Best Represented With Analogies

The Peterson Foundation recently provided analogies to help people understand what $31 trillion actually looks like. Here are just a few examples from their report:


  • $31 trillion is more than the value of the economies of China, Japan, Germany, and the United Kingdom combined.


  • $31 trillion amounts to $236,000 per household or $93,000 per person in the United States.


  • If every household in the United States contributed $1,000 per month toward paying down the debt, it would take over 19 years.


  • $31 trillion is enough to cover a four-year degree for every graduating high school student in the United States for 73 years.


Bottom Line

Both major political parties are at fault. The coming days and weeks will be full of political posturing and tribalist rhetoric, but the debt has soared under both Republican and Democrat administrations, with both having the luxury of partisan majorities in the U.S. Congress to address the issue throughout recent decades.

The debt burden is so large that the government would need to spend more money than the entire American economy to pay it off.

As the debt grows, so too does the interest accrual, making it even more costly to pay back. In fact, it is estimated that we are spending more than $1 billion per day on the debt interest payments alone.

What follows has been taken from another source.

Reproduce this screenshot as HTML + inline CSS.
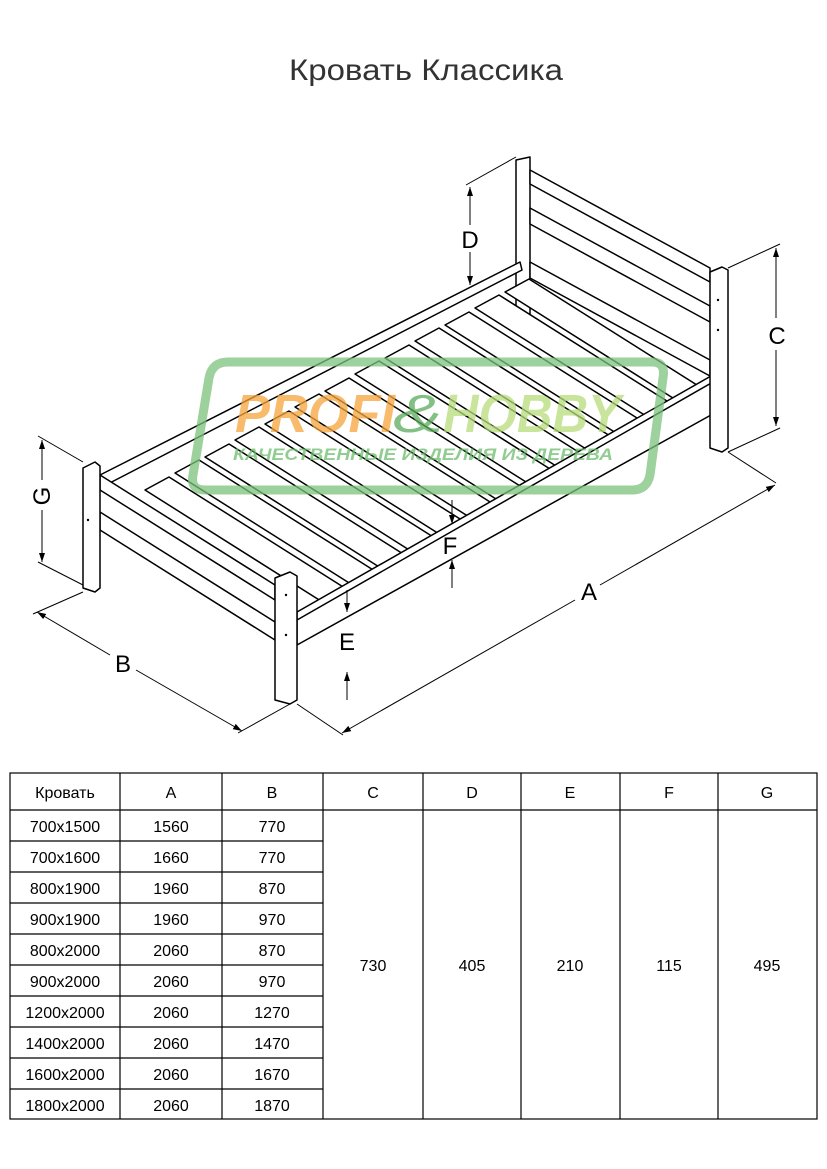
<!DOCTYPE html>
<html><head><meta charset="utf-8"><style>
body{margin:0;background:#fff;width:827px;height:1169px;overflow:hidden;font-family:"Liberation Sans",sans-serif}
svg{position:absolute;left:0;top:0}
</style></head><body>
<svg width="827" height="1169" viewBox="0 0 827 1169" xmlns="http://www.w3.org/2000/svg" font-family="Liberation Sans, sans-serif">
<defs><marker id="ar" markerWidth="10" markerHeight="8" refX="9" refY="4" orient="auto" markerUnits="userSpaceOnUse"><path d="M0,1 L9,4 L0,7 z" fill="#000"/></marker></defs>
<text x="426" y="80" font-size="30" text-anchor="middle" fill="#333" textLength="274" lengthAdjust="spacingAndGlyphs">Кровать Классика</text>
<g stroke="#000" stroke-width="1.5" fill="#fff" stroke-linejoin="round">
<polygon points="516,160 530,157 530,330 516,330"/>
<polygon points="530,170 710,268 710,282 530,184"/>
<polygon points="530,208 710,306 710,322 530,224"/>
<polygon points="530,262 710,360 710,376 530,278"/>
<polygon points="100,475 520,262 522,270 100,488"/>
<g>
<polygon points="145,490 169,477 348,590 324,603"/>
<polygon points="175,473 199,460 378,573 354,586"/>
<polygon points="205,457 229,444 408,557 384,570"/>
<polygon points="235,440 259,427 438,540 414,553"/>
<polygon points="265,424 289,411 468,524 444,537"/>
<polygon points="295,407 319,394 498,507 474,520"/>
<polygon points="325,391 349,378 528,491 504,504"/>
<polygon points="355,374 379,361 558,474 534,487"/>
<polygon points="385,358 409,345 588,458 564,471"/>
<polygon points="415,341 439,328 618,441 594,454"/>
<polygon points="445,325 469,312 648,425 624,438"/>
<polygon points="475,308 499,295 678,408 654,421"/>
<polygon points="505,292 529,279 708,392 684,405"/>
</g>
<polygon points="297,612 718,372 720,378 720,410 297,645"/>
<line x1="297" y1="620" x2="720" y2="378"/>
<polygon points="100,475 275,585 275,600 100,490"/>
<polygon points="100,512 275,622 275,640 100,530"/>
<polygon points="83,468 95,462 100,466 100,588 95,592 83,588"/>
<polygon points="275,578 290,572 297,576 297,700 290,704 275,700"/>
<polygon points="710,272 722,267 728,270 728,448 722,452 710,448"/>
</g>
<g fill="#000"><circle cx="88" cy="520" r="1.2"/><circle cx="286" cy="595" r="1.2"/><circle cx="286" cy="635" r="1.2"/><circle cx="718" cy="300" r="1.2"/><circle cx="718" cy="330" r="1.2"/></g>
<g opacity="0.75">
<path d="M228,362 L652,362 Q666,362 663,378 L650,475 Q647,490 632,490 L205,490 Q190,490 193,475 L209,378 Q212,362 228,362 Z" fill="none" stroke="#7cc27c" stroke-width="9"/>
<text x="235" y="432" font-size="54" font-weight="bold" font-style="italic" fill="#f6a53c" textLength="160" lengthAdjust="spacingAndGlyphs">PROFI</text>
<text x="393" y="432" font-size="54" font-style="italic" fill="#5aab5a" textLength="50" lengthAdjust="spacingAndGlyphs">&amp;</text>
<text x="443" y="432" font-size="54" font-weight="bold" font-style="italic" fill="#b7dc7a" textLength="178" lengthAdjust="spacingAndGlyphs">HOBBY</text>
<text x="233" y="460" font-size="17" font-weight="bold" font-style="italic" fill="#6dbb6d" textLength="380" lengthAdjust="spacingAndGlyphs">КАЧЕСТВЕННЫЕ ИЗДЕЛИЯ ИЗ ДЕРЕВА</text>
</g>
<g stroke="#000" stroke-width="1" fill="none">
<line x1="516" y1="157" x2="466" y2="185"/>
<line x1="470" y1="225" x2="470" y2="187" marker-end="url(#ar)"/>
<line x1="470" y1="252" x2="470" y2="285" marker-end="url(#ar)"/>
<line x1="728" y1="268" x2="780" y2="244"/><line x1="728" y1="452" x2="780" y2="428"/>
<line x1="776" y1="318" x2="776" y2="248" marker-end="url(#ar)"/>
<line x1="776" y1="350" x2="776" y2="426" marker-end="url(#ar)"/>
<line x1="83" y1="462" x2="38" y2="436"/><line x1="83" y1="585" x2="38" y2="562"/>
<line x1="42" y1="480" x2="42" y2="440" marker-end="url(#ar)"/>
<line x1="42" y1="510" x2="42" y2="562" marker-end="url(#ar)"/>
<line x1="83" y1="592" x2="33" y2="614"/><line x1="290" y1="704" x2="238" y2="733"/>
<line x1="110" y1="655" x2="37" y2="612" marker-end="url(#ar)"/>
<line x1="136" y1="670" x2="242" y2="731" marker-end="url(#ar)"/>
<line x1="297" y1="704" x2="343" y2="735"/><line x1="728" y1="452" x2="776" y2="483"/>
<line x1="575" y1="600" x2="342" y2="733" marker-end="url(#ar)"/>
<line x1="600" y1="585" x2="775" y2="485" marker-end="url(#ar)"/>
<line x1="347" y1="590" x2="347" y2="612" marker-end="url(#ar)"/>
<line x1="347" y1="700" x2="347" y2="672" marker-end="url(#ar)"/>
<line x1="452" y1="500" x2="452" y2="524" marker-end="url(#ar)"/>
<line x1="452" y1="588" x2="452" y2="560" marker-end="url(#ar)"/>
</g>
<g font-size="24" fill="#000" text-anchor="middle">
<text x="470" y="248">D</text><text x="777" y="344">C</text>
<text x="42" y="504" transform="rotate(-90 42 496)">G</text>
<text x="123" y="672">B</text><text x="589" y="600">A</text>
<text x="347" y="650">E</text><text x="450" y="554">F</text>
</g>
<g stroke="#000" stroke-width="1.2" fill="none">
<rect x="10" y="773" width="807" height="346"/>
<line x1="10" y1="810" x2="817" y2="810"/>
<line x1="120" y1="773" x2="120" y2="1119"/><line x1="222" y1="773" x2="222" y2="1119"/>
<line x1="323" y1="773" x2="323" y2="1119"/><line x1="423" y1="773" x2="423" y2="1119"/>
<line x1="521" y1="773" x2="521" y2="1119"/><line x1="620" y1="773" x2="620" y2="1119"/>
<line x1="718" y1="773" x2="718" y2="1119"/>
<path d="M10,841H323M10,872H323M10,903H323M10,934H323M10,965H323M10,996H323M10,1027H323M10,1058H323M10,1089H323"/>
</g>
<g font-size="16" fill="#000" text-anchor="middle">
<text x="65" y="798">Кровать</text><text x="171" y="798">A</text><text x="272" y="798">B</text><text x="373" y="798">C</text><text x="472" y="798">D</text><text x="570" y="798">E</text><text x="669" y="798">F</text><text x="767" y="798">G</text>
<text x="373" y="971">730</text><text x="472" y="971">405</text><text x="570" y="971">210</text><text x="669" y="971">115</text><text x="767" y="971">495</text>
<text x="65" y="832">700x1500</text><text x="171" y="832">1560</text><text x="272" y="832">770</text>
<text x="65" y="863">700x1600</text><text x="171" y="863">1660</text><text x="272" y="863">770</text>
<text x="65" y="894">800x1900</text><text x="171" y="894">1960</text><text x="272" y="894">870</text>
<text x="65" y="925">900x1900</text><text x="171" y="925">1960</text><text x="272" y="925">970</text>
<text x="65" y="956">800x2000</text><text x="171" y="956">2060</text><text x="272" y="956">870</text>
<text x="65" y="987">900x2000</text><text x="171" y="987">2060</text><text x="272" y="987">970</text>
<text x="65" y="1018">1200x2000</text><text x="171" y="1018">2060</text><text x="272" y="1018">1270</text>
<text x="65" y="1049">1400x2000</text><text x="171" y="1049">2060</text><text x="272" y="1049">1470</text>
<text x="65" y="1080">1600x2000</text><text x="171" y="1080">2060</text><text x="272" y="1080">1670</text>
<text x="65" y="1111">1800x2000</text><text x="171" y="1111">2060</text><text x="272" y="1111">1870</text>
</g>
</svg>
</body></html>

Put another way, sometime within the next 10 years, the federal government (i.e. the American taxpayer), will be spending more on interest payments than it does on research and development, infrastructure, and education combined. Just think about that.


Texas’ State & Local Debt Problem

Not to be forgotten, Texas also finds itself with a growing debt problem.

Of the six most populous cities in Texas, none of them have enough money to pay their bills.

According to Truth in Accounting’s 2021 State of the States Report, the state of Texas is considered a “sinkhole state.” They indicated that Texas needs nearly $107.6 billion to pay its ongoing expenses, which equals about a $13,100 burden on Texas taxpayers.


What Does it All Mean?

Economists are ultimately split as to the long-term effects of such large debt burdens. The only real certainty is that there does not appear to be a reprieve on the horizon, and without much-needed spending limits and a political culture that values fiscal responsibility, the burden of increasing debt and runaway spending will only get heavier on taxpayers.

In the words of Latin writer Publilius Syrus, “Debt is the slavery of the free.”